When conflict breaks out in the region, two markets react. One of them is the stock market. The other is real estate. People often confuse the two — and right now, that confusion is costing some Dubai property owners unnecessary sleep.
Let’s separate them.
The Stock Market Fell. Your Apartment Didn’t.
Dubai’s listed real estate developers lost roughly a fifth of their share value in the first two weeks of March. That is a real number. It made real headlines. And it sent real anxiety across the city.
But share prices and property prices are completely different animals. A stock reprices instantly, driven by algorithms and sentiment and traders hedging positions they may not even hold for 48 hours. A property reprices when a seller accepts a lower offer — and that requires a motivated seller.
What we are seeing in the physical market is something quite different from the financial market. New listings are still appearing daily. Properties are still transacting. Sellers, broadly speaking, are holding their prices.
Why Sellers Are Not Panicking
The key context here is when most current Dubai property owners bought.
Investors who entered the market between 2019 and 2022 are sitting on gains of 200% to 300% on their original purchase price. Even accepting a meaningful discount from today’s level, they walk away with exceptional returns. There is simply no financial pressure forcing their hand.
Firas Al Msaddi, CEO of Fam Properties, put it plainly: buyers are calling asking for distressed deals, but sellers are not accepting prices below pre-conflict levels. Farooq Syed of Springfield Properties noted that the buyers circling right now are seasoned, well-capitalised investors — exactly the type of capital that Dubai always attracts when there is perceived uncertainty.
That dynamic — motivated buyers meeting unmotivated sellers — is not the recipe for a price collapse. It is the recipe for a standoff, and the sellers are winning it.
Around Seven Thousand Properties Are For Sale. Prices Are Stable.
At Homesae, we monitor property listings across all major platforms in the UAE using AI-powered tools, refreshing our data twice daily. It gives us a real-time picture of what sellers are actually doing — not what commentators think they might do.

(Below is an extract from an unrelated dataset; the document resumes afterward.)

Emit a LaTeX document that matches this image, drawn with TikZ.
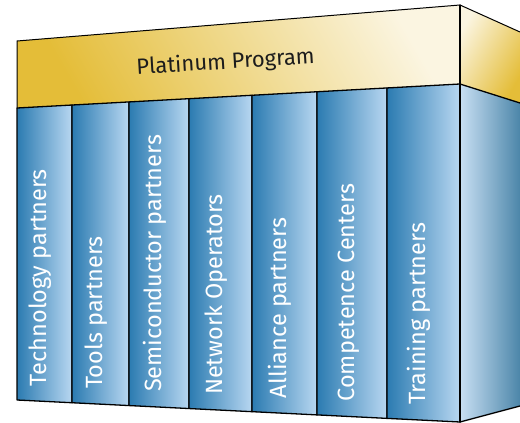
\documentclass[tikz,border=0pt]{standalone}
\usepackage{fontspec}
\setsansfont{Fira Sans}
\usetikzlibrary{calc}

\definecolor{goldDark}{HTML}{E4BD38}
\definecolor{goldLight}{HTML}{FBF5E1}
\definecolor{blueDark}{HTML}{2B7BB1}
\definecolor{blueLight}{HTML}{B8D7F1}
\definecolor{sideLight}{HTML}{C8DFF3}
\definecolor{sideDark}{HTML}{4C86A9}
\definecolor{inkDark}{HTML}{1C1C1C}

\tikzset{
  edge/.style={draw=black, line width=1.3pt, line join=round},
  column/.style={edge, left color=blueDark, right color=blueLight},
  colname/.style={rotate=90, anchor=mid west, inner sep=0pt, text=white,
    font=\sffamily\fontsize{23.5}{23.5}\selectfont},
}

\begin{document}
\begin{tikzpicture}[x=1pt, y=-1pt, line cap=round]
  \useasboundingbox (0,0) rectangle (520,423);

  % coordinates (front face)
  \coordinate (TL) at (17,41);
  \coordinate (TR) at (460,5);
  \coordinate (ML) at (17,108);
  \coordinate (MR) at (460,84);
  \coordinate (BL) at (17,400);
  \coordinate (BR) at (460,422);
  % coordinates (side face)
  \coordinate (ST) at (520,32);
  \coordinate (SM) at (520,103);
  \coordinate (SB) at (520,406);

  % banner
  \shade[bottom color=goldDark, top color=goldLight, shading angle=-60]
    (TL) -- (TR) -- (MR) -- (ML) -- cycle;
  \node[rotate=3.5, anchor=base, text=inkDark,
    font=\sffamily\fontsize{22}{22}\selectfont] (banner) at (226,69) {Platinum Program};

  % side face
  \shade[bottom color=goldDark, top color=goldLight, shading angle=60]
    (TR) -- (ST) -- (SM) -- (MR) -- cycle;
  \shade[left color=sideLight, right color=sideDark]
    (MR) -- (SM) -- (SB) -- (BR) -- cycle;

  % columns
  \foreach \a/\b/\txt [count=\i] in {
      0/0.1242/Technology partners,
      0.1242/0.2528/Tools partners,
      0.2528/0.3883/Semiconductor partners,
      0.3883/0.5305/Network Operators,
      0.5305/0.6772/Alliance partners,
      0.6772/0.8352/Competence Centers,
      0.8352/1/Training partners} {
    \draw[column] ($(ML)!\a!(MR)$) -- ($(ML)!\b!(MR)$)
      -- ($(BL)!\b!(BR)$) -- ($(BL)!\a!(BR)$) -- cycle;
    \pgfmathsetmacro{\m}{(\a+\b)/2}
    \node[colname] (col\i) at ($(BL)!\m!(BR) + (0,-15)$) {\txt};
  }

  % edges
  \draw[edge, line width=1pt] (ML) -- (TL) -- (TR) -- (ST);
  \draw[edge] (TR) -- (BR);
  \draw[edge] (MR) -- (SM);
  \draw[edge] (BR) -- (SB);
\end{tikzpicture}
\end{document}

What we are seeing: roughly 7,000 active for-sale listings across Dubai right now, covering everything from entry-level apartments to Palm Jumeirah villas. “The listings are there, the prices are there, and they have not moved,” says Ivan Todorov, CEO of Homesae. “What changed after February 28 is the number of buyers calling us looking for distressed deals. What did not change is how many sellers are willing to give them one.”
Asking prices across key communities — Marina, Downtown, Business Bay, Sobha Hartland, Palm Jumeirah — show no systematic repricing downward. There are individual motivated sellers, as there always are. But there is no pattern, no cluster of distress, no wave.
The asking price picture is broadly consistent with where the market sat before the conflict began.
The COVID Comparison: A Warning and a Lesson
People inevitably ask: will this be like COVID?
It is worth being honest about what COVID actually looked like in real time, because memory distorts it. In April and May of 2020, genuine distress deals did appear. Sellers who had bought on payment plans they could no longer service, investors with leveraged positions, landlords with vacant units and no income — these people sold. And whoever bought those properties in 2020 became very wealthy by 2024.
But here is the honest answer for March 2026: we are not seeing that moment right now. The 2020 opportunity appeared because there was a genuine economic shock — businesses shut, incomes stopped, credit dried up. The current situation is geographically proximate but economically different. Dubai’s economy is functioning. Businesses are open. The rental market is still tight. The vast majority of property owners are not in financial difficulty.
That could change if the conflict escalates significantly and persists. It has not changed yet.
What History Also Says
Dubai property has absorbed shocks before. The 2009 financial crisis sent prices down by half — followed by a full recovery and then record-breaking years. COVID was a scare that turned into one of the best buying windows in the city’s history. The pattern, every single time, has been: short-term sentiment shock, then recovery driven by structural demand that never actually went away.
The structural demand is still there. Dubai’s population is growing. Income is untaxed. The city remains the regional hub for business, finance, and lifestyle for millions of people who are not going anywhere. None of that changed on February 28.
The Honest Summary
Stocks fell. Property held. Sellers are not capitulating. Buyers are circling but not finding the bargains they hoped for. Transaction activity is continuing.
Is there uncertainty? Yes. Could that change? Yes, if the conflict escalates materially. But as of today — almost three weeks in — the Dubai property market is not in distress. Anyone who sold out of panic in the first week of March made a mistake. Anyone waiting for a 2020-style buying window may be waiting a long time.
The market is not in free fall. It is in a standoff. And right now, the sellers are holding the line.
*The views expressed in this article reflect publicly available market data and agent commentary as of 17 March 2026. This article is for informational purposes only and does not constitute financial or investment advice.